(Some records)

## begin

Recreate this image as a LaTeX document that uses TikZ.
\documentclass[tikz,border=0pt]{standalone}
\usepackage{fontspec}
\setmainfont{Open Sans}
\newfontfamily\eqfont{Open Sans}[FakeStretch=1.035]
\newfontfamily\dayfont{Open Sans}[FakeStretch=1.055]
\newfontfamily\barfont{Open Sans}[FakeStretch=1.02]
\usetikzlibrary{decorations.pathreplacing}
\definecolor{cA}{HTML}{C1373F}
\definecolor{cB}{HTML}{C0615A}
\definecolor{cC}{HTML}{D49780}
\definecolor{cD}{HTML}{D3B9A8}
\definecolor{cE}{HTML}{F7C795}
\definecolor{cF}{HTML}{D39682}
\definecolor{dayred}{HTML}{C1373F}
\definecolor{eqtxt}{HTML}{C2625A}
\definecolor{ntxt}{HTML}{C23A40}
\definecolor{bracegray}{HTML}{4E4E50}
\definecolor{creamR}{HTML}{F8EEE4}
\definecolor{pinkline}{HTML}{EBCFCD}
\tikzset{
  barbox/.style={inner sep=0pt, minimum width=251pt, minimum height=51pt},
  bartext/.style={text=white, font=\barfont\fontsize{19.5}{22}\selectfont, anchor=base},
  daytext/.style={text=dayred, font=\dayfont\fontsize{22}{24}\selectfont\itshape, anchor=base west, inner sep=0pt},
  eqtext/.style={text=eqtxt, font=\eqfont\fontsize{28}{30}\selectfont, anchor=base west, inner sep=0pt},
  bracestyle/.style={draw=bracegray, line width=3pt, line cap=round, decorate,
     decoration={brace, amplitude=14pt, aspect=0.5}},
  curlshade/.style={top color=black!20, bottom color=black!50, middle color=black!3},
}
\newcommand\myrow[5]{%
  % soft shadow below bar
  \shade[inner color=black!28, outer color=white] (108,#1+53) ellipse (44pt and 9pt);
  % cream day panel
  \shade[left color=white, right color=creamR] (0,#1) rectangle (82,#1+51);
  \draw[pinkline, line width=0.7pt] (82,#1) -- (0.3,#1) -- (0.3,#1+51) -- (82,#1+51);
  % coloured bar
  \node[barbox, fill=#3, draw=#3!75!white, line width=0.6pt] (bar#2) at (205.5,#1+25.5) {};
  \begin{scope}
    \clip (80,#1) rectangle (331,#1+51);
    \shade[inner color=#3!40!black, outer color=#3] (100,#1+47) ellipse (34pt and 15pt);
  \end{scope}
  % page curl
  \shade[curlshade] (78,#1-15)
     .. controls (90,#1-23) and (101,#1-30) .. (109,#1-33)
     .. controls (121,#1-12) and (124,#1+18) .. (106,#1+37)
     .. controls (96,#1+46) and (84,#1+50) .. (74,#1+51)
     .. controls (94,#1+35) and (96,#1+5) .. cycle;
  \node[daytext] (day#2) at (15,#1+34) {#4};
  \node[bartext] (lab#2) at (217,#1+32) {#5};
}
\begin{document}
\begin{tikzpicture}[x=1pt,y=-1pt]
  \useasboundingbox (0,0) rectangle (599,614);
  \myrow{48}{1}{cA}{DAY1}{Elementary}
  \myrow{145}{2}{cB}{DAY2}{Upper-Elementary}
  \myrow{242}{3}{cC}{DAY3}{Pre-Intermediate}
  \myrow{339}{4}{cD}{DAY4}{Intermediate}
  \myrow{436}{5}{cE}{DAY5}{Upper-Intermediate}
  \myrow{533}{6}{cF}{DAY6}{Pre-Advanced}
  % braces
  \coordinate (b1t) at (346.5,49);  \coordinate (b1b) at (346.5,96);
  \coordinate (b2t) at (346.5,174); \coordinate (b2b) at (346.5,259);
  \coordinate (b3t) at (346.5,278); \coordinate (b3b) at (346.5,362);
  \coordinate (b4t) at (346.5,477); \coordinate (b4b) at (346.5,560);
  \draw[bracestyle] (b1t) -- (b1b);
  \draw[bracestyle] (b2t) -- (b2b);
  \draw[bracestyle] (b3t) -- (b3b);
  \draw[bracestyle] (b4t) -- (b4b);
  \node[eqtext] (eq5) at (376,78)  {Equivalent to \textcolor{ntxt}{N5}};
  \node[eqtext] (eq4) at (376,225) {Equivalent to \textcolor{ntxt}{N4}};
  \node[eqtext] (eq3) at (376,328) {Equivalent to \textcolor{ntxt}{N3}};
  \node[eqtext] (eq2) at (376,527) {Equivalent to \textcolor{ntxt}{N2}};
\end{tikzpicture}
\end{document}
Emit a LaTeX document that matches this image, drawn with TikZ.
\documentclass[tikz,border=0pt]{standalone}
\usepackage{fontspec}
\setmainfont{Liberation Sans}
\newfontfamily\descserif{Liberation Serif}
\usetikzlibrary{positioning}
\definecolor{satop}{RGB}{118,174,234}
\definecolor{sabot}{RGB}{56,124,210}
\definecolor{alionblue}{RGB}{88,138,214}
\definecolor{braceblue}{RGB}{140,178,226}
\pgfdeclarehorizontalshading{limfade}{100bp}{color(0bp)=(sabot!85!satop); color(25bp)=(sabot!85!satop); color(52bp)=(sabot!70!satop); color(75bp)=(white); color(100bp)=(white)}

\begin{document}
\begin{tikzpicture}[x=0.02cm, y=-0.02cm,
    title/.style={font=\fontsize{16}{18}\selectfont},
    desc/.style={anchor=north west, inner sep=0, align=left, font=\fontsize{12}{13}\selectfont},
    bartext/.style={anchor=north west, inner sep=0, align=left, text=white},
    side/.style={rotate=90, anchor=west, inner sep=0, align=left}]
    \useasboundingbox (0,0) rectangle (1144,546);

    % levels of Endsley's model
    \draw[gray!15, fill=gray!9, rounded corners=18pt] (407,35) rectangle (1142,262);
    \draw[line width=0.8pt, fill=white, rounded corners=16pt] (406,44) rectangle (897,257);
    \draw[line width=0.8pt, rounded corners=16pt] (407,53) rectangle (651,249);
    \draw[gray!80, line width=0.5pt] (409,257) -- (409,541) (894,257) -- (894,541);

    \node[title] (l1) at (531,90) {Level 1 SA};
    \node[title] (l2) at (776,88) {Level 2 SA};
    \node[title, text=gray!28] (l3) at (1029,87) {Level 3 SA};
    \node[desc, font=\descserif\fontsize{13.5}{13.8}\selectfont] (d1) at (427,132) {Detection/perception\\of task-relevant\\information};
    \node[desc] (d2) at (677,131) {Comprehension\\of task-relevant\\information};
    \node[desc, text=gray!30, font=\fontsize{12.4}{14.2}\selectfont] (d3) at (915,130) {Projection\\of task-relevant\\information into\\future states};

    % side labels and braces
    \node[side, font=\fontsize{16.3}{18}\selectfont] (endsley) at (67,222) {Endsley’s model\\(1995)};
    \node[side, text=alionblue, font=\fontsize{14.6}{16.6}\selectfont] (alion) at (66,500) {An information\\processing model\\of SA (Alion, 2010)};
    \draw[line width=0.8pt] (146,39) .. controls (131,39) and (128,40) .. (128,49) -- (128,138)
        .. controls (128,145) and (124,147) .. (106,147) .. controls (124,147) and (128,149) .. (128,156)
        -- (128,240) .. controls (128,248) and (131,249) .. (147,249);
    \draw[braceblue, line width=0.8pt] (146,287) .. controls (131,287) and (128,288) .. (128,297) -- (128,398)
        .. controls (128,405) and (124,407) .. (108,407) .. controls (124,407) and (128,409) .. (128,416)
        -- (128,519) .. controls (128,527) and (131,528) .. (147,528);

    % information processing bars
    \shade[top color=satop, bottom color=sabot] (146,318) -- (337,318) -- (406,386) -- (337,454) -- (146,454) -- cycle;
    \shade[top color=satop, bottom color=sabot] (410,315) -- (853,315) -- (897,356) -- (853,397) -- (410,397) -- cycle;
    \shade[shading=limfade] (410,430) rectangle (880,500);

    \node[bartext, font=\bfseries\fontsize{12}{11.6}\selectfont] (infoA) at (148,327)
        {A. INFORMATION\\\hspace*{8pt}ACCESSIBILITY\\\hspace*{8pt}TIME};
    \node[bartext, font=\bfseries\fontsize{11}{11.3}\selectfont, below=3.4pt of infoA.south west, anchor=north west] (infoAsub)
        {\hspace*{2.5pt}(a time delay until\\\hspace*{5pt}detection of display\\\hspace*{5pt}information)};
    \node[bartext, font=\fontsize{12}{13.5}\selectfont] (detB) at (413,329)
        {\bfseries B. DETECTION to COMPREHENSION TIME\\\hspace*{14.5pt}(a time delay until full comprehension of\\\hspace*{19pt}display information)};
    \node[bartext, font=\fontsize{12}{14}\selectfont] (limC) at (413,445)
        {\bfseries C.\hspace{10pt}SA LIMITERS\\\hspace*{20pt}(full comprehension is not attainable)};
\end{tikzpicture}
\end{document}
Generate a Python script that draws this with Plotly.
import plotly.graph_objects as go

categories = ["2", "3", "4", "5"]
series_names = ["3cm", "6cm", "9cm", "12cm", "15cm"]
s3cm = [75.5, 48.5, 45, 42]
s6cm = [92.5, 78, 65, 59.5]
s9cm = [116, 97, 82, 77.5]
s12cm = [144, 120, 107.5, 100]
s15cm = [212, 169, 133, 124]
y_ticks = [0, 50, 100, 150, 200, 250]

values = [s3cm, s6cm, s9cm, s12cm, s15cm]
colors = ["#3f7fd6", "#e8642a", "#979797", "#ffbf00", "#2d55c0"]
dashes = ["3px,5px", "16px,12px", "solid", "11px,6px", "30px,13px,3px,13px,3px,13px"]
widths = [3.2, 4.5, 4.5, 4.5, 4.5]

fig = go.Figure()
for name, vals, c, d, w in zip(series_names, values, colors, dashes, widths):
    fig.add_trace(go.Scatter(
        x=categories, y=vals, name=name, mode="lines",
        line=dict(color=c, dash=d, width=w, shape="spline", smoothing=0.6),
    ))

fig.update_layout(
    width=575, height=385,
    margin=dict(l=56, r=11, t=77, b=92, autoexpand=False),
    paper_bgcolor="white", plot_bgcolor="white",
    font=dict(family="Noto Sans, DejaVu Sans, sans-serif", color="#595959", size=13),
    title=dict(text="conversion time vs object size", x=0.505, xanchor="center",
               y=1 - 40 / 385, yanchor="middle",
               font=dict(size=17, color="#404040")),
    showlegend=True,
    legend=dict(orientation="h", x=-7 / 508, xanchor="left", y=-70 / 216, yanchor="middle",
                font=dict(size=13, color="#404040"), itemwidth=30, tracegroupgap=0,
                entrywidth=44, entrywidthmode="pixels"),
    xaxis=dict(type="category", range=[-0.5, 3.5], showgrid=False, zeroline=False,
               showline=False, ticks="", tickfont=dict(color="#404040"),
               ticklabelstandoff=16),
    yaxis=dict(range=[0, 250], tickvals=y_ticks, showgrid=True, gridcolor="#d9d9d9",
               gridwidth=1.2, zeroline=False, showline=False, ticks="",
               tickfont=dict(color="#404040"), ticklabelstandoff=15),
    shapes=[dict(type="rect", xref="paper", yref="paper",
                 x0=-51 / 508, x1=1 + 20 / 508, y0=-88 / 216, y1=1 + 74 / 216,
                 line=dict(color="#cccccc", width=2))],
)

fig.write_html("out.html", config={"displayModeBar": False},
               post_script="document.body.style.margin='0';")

## end

● Objective:
Filter the entries down to the lines containing "this". Copy each of those lines.

● Correct output:
Recreate this image as a LaTeX document that uses TikZ.
Emit a LaTeX document that matches this image, drawn with TikZ.
Generate a Python script that draws this with Plotly.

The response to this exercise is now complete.